By Kirti Krishan, Co-founder and CMO, Precisely
You’re a student, suited up and ready for the world beyond your school, and then COVID happens. Undergraduate Admissions are pushed back, graduations are delayed.
It’s chaos. Even for universities. It is evident by the recent splurge in online courses.
Scott Galloway, professor of marketing at the New York University Stern School of Business has said, “if not thousands but hundreds of brick-and-mortar universities will go out of business”. The scrambling of the schools and universities to figure out a process if the students do not go to campuses is adding more to the nebula.
So, what should you do?
COVID has been around for quite some time, and it has been a prime concern for many. But yet again, there’s always a silver lining if you just look hard enough
What are you made of?
Take out some time to reflect on yourself. What do you like? This is the perfect time to work on your Ikigai. The concept of ikigai is made to enable you to systematically define your needs, wants, and skills and come to a conclusion. Start with a simple checklist, and build upon it.
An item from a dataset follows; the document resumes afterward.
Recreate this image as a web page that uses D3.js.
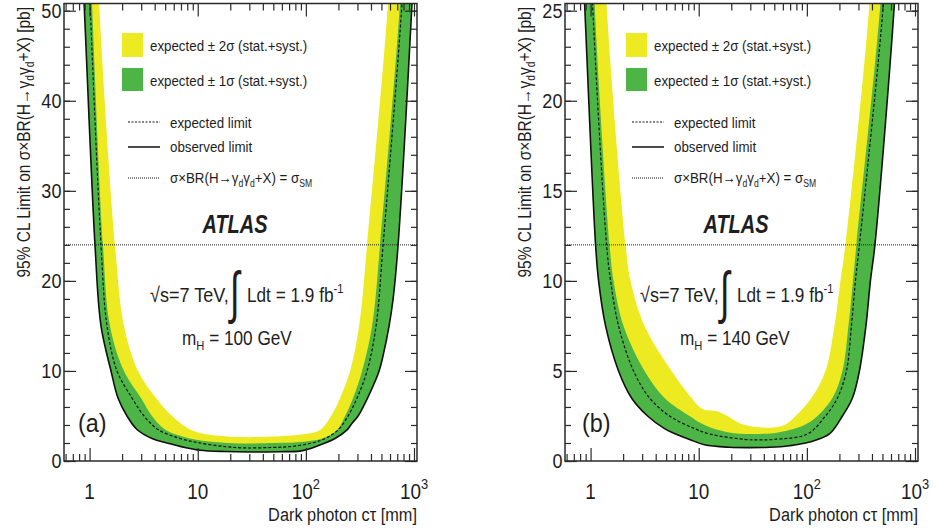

Here’s a framework for you –
Nobody knows you better than yourself. Draw a persona of who you are right now, and how you want to be. Get as much information as you can from people who are experienced in what you want to be, read blogs, articles, watch videos, and absorb as much as you can. Your goal is to make a plan that shows who you are right now and covers the steps to who you want to be. You’re a student, unaware of career planning. I don’t blame you. Interests are like sparks, it’s hard to find what you genuinely like without investing enough time into it. Look through your personality, and come up with five things you like, and have a genuine interest in.
Those are your five keywords. Go on Google Trends, look around what is the world doing with those five words. That’s how you do your research, you now have an idea as to what is going on with the words you’re interested in.The next thing you do is find the trending blogs to read, videos to watch, and people to follow to get an in-depth review of what your interest is all about. Your in-depth reviews should now lead you to the subject matter experts of the said interest.
Remember, exposure is the key. Once you know all that, you’re ready to make a decision. Now, think in terms of feasibility. Do you have the resources, time, and money to pursue a certain interest? If not, move onto the next. That’s how I did it.
I’m going to summarize it in 3 steps.
- Find out who you are.
- Figure out your five interests.
- Perform an in-depth analysis of your interests, and narrow down on choices.
Apply this framework, work out a set of courses you want to do, treat it like a gap year, where your sabbatical is more for skill enhancement and personal growth than regular academics. Set aside the anxiety of missing out on personal timelines. Consider all the different variables of life which would help you accept that there’s no set timeline. The only truth is that the more you do now, the better you would reap when the new normal is pushed back to the old normal.